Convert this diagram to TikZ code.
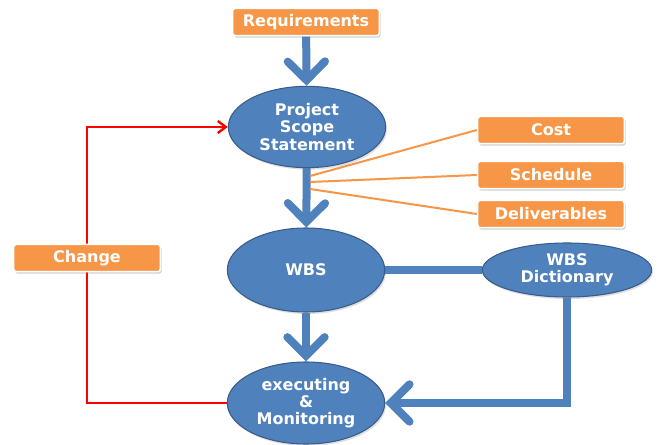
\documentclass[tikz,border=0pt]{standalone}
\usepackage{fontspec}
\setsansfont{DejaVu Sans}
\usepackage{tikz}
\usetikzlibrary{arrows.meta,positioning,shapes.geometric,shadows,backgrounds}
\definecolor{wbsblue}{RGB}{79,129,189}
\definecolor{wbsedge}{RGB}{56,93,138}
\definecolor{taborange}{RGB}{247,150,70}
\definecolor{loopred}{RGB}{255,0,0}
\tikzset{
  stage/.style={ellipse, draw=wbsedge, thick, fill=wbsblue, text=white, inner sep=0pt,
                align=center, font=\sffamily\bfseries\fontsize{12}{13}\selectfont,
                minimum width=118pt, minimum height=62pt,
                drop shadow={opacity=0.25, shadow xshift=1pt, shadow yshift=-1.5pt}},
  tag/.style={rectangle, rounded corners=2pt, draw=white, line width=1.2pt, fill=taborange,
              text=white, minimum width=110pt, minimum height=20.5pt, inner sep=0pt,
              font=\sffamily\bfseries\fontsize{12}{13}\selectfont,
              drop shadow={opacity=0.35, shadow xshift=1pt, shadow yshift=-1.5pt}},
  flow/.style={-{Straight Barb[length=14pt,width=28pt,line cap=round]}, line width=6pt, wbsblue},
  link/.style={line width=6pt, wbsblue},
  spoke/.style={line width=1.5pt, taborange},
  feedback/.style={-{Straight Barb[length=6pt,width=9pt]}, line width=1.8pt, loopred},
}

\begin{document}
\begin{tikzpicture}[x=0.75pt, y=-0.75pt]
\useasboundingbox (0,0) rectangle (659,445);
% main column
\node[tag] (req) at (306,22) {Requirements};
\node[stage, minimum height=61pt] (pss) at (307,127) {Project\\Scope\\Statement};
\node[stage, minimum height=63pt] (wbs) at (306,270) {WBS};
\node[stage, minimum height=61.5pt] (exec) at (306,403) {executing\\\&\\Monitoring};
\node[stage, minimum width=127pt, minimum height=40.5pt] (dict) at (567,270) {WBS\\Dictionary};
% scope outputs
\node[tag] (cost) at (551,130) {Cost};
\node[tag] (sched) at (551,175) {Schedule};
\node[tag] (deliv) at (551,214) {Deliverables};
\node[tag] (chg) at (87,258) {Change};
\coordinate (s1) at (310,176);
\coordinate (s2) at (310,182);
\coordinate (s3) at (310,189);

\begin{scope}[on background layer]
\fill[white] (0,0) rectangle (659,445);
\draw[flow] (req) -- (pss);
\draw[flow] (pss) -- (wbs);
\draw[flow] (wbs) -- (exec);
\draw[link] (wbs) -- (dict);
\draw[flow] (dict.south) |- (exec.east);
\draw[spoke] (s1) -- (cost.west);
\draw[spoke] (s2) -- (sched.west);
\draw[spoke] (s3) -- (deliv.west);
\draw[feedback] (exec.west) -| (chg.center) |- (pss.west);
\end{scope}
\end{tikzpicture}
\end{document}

--

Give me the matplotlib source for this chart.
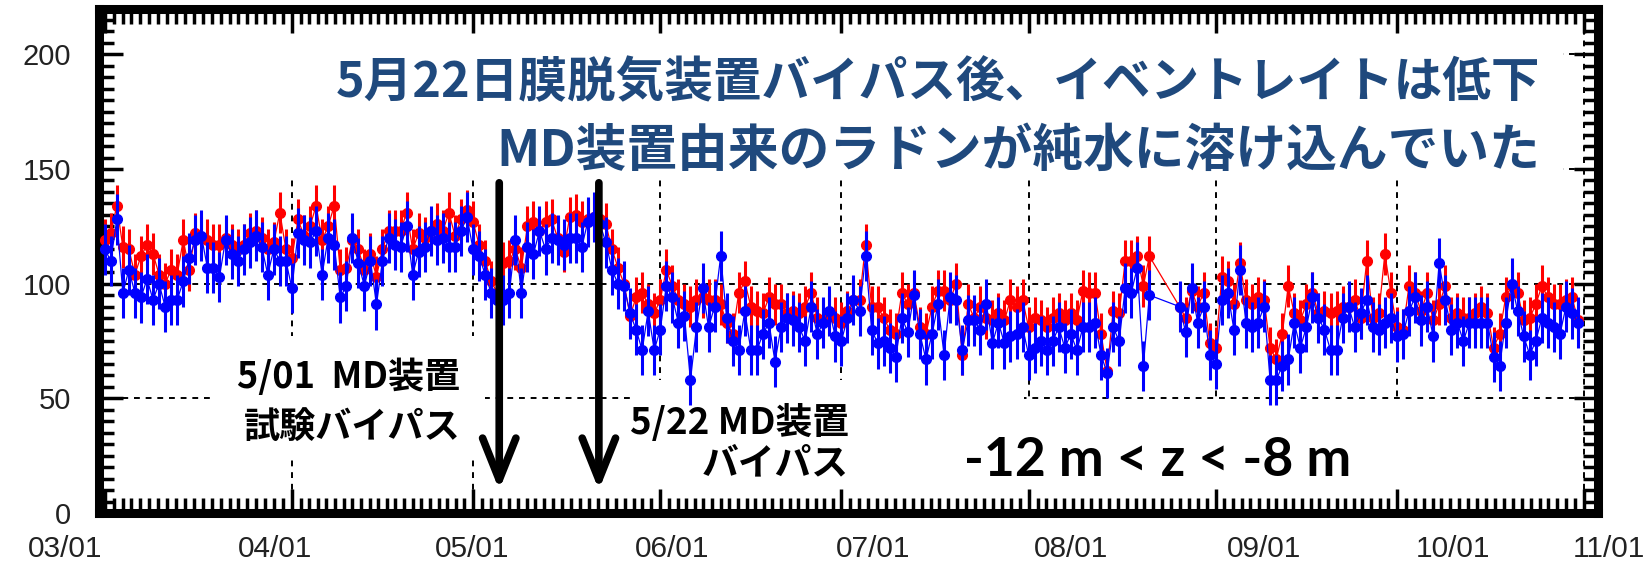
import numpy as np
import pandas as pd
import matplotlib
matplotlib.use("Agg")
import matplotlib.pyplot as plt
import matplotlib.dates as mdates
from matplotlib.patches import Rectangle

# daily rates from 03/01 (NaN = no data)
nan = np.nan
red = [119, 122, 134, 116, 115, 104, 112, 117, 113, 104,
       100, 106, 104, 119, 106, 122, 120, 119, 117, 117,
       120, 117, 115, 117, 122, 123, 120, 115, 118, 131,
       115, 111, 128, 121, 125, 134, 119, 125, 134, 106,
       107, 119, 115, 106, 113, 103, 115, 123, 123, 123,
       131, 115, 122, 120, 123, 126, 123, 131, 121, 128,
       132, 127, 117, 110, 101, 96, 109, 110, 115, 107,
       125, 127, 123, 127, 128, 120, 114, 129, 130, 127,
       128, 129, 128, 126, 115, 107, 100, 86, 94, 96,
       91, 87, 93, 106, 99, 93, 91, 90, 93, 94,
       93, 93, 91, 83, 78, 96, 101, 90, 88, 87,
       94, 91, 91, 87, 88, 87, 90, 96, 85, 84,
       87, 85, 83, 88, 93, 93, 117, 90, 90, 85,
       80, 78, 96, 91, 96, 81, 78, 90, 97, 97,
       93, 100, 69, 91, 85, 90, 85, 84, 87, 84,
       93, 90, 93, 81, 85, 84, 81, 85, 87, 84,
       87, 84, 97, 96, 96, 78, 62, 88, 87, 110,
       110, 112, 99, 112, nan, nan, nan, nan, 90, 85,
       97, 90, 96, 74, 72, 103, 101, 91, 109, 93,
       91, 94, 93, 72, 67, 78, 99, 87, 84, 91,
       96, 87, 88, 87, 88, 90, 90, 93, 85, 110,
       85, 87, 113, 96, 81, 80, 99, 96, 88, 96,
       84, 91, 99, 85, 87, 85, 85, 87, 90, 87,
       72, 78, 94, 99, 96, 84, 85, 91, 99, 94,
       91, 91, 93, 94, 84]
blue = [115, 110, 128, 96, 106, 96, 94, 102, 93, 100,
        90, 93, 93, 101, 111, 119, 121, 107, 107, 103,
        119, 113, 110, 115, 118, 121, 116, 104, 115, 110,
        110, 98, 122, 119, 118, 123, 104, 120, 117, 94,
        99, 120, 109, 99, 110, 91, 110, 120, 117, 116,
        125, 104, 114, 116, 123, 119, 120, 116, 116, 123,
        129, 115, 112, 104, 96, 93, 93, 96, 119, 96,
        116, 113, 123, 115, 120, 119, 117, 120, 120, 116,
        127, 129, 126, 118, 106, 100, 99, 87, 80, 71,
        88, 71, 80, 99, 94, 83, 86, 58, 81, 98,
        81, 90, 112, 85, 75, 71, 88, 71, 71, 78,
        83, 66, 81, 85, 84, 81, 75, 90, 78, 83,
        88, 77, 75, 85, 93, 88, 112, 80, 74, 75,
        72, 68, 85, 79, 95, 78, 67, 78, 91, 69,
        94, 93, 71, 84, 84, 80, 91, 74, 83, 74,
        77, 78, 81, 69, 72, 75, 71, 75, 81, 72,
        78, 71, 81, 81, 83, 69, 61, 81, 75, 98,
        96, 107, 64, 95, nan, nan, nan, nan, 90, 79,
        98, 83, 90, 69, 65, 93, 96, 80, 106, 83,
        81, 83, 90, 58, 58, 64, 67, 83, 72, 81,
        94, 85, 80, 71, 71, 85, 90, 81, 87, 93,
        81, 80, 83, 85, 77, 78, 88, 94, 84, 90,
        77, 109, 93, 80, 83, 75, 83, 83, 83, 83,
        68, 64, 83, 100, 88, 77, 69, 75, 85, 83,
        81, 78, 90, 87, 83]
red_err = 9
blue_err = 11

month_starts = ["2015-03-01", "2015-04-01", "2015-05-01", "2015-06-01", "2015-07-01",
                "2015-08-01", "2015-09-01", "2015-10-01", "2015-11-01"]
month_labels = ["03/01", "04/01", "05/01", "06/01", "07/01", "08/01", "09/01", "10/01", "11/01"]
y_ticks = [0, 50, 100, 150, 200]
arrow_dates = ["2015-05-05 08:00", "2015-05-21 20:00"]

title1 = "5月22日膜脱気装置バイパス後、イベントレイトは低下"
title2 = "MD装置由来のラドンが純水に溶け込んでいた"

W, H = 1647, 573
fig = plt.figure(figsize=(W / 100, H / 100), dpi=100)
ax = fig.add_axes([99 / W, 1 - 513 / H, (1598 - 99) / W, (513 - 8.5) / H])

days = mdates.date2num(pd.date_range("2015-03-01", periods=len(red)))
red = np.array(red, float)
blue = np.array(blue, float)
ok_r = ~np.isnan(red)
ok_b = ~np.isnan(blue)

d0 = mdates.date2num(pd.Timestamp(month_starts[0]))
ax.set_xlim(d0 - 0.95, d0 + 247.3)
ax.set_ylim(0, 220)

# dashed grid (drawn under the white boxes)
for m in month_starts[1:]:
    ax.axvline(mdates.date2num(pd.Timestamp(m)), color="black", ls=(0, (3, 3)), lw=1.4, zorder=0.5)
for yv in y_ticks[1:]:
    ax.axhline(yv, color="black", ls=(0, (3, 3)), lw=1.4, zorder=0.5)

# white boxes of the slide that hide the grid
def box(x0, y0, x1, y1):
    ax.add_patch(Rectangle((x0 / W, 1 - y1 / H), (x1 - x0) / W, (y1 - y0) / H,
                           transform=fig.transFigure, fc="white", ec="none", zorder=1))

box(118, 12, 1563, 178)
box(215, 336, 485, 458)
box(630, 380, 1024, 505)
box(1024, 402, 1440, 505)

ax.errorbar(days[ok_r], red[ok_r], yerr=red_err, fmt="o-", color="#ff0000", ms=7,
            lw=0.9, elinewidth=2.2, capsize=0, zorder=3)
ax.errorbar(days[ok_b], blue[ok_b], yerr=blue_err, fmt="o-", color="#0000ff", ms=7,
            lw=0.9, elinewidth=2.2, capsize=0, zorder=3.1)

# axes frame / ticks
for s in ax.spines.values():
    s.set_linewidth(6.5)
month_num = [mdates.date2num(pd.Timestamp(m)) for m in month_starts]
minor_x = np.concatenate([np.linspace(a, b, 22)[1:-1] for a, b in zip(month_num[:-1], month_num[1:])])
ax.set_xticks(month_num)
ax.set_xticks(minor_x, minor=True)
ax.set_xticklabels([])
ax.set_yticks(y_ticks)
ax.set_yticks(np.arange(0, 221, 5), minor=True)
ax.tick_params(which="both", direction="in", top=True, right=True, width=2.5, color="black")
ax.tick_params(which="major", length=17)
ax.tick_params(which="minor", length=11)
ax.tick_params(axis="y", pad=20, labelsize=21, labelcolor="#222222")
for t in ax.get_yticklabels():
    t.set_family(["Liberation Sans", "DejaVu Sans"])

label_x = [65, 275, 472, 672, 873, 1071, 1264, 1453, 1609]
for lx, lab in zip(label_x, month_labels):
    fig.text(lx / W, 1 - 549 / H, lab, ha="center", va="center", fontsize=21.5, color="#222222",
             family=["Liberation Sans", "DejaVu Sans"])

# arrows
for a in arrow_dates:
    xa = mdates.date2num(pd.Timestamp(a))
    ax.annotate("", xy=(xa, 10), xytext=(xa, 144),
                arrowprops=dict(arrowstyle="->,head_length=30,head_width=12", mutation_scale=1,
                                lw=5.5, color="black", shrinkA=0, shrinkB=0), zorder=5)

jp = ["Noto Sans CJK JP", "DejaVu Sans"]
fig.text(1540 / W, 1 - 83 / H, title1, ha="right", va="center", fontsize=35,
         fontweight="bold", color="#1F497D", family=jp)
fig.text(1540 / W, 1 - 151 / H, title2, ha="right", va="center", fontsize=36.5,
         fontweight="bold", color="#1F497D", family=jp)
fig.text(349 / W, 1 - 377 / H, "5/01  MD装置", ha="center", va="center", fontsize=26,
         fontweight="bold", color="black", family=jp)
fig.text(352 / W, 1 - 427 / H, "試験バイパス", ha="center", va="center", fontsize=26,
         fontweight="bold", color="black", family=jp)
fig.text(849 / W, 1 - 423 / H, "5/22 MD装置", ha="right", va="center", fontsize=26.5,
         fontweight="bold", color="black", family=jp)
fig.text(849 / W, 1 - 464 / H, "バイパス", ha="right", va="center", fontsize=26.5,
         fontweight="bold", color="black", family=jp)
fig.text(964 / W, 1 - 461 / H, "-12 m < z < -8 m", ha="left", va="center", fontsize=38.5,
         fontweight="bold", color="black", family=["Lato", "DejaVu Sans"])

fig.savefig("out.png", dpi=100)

- **TASK DIRECTIONS**: From the listing above, copy every line that holds the string "this".

- **RESPONSE BELOW**:
Convert this diagram to TikZ code.
Give me the matplotlib source for this chart.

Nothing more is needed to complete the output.